What needs to be done:
Extract the lines of the material below, beginning with the first and ending with the line that holds "34.5, bottom: 26.5". Skip every picture.

**********

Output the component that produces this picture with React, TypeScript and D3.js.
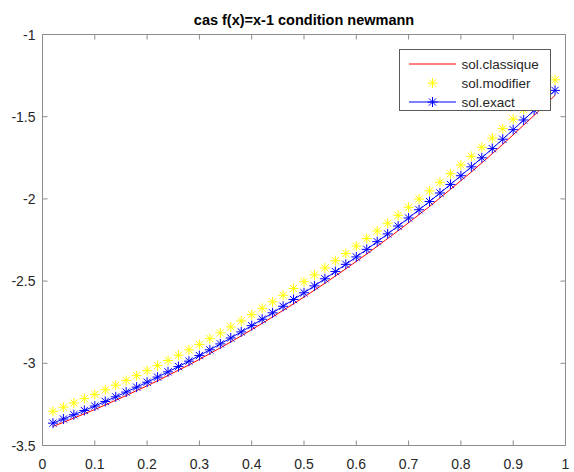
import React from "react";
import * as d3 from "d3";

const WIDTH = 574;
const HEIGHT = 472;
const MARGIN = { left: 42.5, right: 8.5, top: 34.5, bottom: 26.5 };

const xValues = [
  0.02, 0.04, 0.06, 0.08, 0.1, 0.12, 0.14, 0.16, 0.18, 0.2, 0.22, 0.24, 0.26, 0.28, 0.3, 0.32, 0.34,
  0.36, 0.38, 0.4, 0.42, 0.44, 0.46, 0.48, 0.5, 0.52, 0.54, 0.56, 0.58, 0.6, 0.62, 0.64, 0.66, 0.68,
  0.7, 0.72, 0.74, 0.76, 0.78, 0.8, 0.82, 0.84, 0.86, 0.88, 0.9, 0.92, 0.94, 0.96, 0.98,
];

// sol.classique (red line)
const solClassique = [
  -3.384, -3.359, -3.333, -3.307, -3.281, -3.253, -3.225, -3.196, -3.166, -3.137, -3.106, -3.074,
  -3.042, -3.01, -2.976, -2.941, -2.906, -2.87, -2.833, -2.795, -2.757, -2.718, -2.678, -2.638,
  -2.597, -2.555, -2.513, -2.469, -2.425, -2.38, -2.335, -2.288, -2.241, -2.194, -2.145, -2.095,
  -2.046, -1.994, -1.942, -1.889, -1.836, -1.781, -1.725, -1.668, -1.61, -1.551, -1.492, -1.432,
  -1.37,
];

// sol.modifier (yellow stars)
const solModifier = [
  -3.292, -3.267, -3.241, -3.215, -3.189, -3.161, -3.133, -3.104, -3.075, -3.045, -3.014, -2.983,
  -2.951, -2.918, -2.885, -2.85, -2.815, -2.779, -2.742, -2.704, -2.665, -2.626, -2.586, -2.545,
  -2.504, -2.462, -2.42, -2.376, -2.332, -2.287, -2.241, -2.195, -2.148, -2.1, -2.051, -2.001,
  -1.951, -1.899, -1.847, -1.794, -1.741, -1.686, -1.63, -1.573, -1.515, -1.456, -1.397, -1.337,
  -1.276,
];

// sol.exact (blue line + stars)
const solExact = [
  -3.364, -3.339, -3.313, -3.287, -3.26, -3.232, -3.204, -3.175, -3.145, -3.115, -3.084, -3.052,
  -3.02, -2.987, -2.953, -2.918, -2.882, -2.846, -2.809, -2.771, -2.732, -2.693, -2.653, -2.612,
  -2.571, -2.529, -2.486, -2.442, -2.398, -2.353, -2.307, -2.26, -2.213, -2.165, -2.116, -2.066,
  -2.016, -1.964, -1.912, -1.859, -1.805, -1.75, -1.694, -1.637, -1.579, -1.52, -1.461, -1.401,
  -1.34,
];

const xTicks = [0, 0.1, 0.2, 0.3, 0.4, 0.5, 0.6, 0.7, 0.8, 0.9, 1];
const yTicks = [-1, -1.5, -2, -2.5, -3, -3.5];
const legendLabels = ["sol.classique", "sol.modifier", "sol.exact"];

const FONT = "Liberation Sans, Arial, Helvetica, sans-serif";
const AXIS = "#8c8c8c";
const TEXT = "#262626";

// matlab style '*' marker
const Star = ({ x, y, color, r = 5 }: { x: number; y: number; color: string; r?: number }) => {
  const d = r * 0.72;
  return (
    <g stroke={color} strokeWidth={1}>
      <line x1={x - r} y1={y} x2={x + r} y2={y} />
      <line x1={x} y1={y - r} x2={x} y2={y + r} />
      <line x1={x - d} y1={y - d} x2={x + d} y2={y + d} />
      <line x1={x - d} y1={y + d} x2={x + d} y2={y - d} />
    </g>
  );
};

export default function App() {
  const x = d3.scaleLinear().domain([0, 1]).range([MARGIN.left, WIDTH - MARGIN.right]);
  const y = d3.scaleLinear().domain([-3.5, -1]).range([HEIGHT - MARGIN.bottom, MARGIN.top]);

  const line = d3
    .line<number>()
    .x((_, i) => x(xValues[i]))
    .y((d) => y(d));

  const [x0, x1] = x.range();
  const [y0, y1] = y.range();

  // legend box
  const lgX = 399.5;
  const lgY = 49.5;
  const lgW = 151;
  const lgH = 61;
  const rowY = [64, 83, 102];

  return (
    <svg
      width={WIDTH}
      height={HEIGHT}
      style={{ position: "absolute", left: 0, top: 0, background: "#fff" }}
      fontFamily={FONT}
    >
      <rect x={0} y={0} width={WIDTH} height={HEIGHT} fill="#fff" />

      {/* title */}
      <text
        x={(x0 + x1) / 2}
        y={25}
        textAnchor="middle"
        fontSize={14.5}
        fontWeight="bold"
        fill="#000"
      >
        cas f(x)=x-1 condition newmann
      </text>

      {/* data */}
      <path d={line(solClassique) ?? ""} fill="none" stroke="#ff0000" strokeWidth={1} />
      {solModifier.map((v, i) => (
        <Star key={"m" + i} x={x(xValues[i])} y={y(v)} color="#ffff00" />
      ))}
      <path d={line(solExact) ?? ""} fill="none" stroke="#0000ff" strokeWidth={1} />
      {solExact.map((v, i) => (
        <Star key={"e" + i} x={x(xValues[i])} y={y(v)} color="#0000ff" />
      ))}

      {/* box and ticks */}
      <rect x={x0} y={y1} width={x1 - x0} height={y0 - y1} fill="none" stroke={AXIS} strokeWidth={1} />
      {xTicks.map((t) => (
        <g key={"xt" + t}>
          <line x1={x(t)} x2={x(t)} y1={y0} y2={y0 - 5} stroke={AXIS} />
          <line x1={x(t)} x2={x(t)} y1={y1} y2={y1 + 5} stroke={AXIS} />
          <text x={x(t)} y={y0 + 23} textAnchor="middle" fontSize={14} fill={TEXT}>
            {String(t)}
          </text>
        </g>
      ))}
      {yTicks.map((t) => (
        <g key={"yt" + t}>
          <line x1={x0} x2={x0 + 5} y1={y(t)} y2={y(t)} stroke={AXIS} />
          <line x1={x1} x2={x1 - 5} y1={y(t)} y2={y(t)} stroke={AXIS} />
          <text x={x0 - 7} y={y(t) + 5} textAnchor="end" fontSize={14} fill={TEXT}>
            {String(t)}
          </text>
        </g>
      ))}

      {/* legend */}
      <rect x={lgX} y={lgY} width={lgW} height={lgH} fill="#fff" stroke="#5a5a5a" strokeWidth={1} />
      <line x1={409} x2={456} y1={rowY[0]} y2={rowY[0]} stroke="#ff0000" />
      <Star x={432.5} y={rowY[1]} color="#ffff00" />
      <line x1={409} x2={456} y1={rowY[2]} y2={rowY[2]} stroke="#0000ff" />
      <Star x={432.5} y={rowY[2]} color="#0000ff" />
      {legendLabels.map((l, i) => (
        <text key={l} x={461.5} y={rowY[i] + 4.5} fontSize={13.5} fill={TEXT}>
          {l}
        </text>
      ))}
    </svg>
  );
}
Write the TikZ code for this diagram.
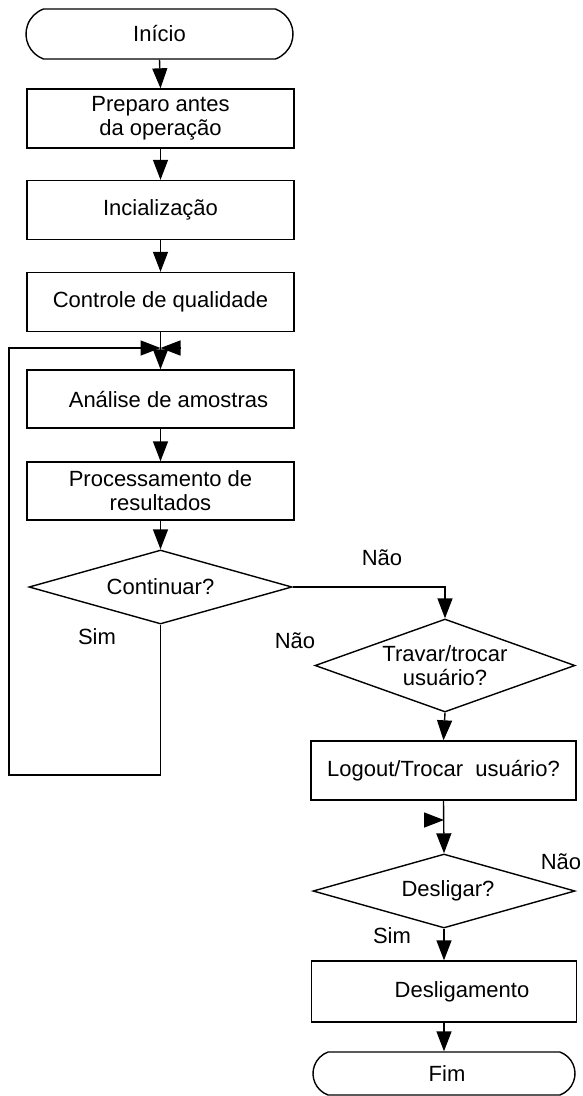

**********

Completed exercise:
Output the component that produces this picture with React, TypeScript and D3.js.
import React from "react";
import * as d3 from "d3";

const WIDTH = 574;
const HEIGHT = 472;
const MARGIN = { left: 42.5, right: 8.5, top: 34.5, bottom: 26.5 };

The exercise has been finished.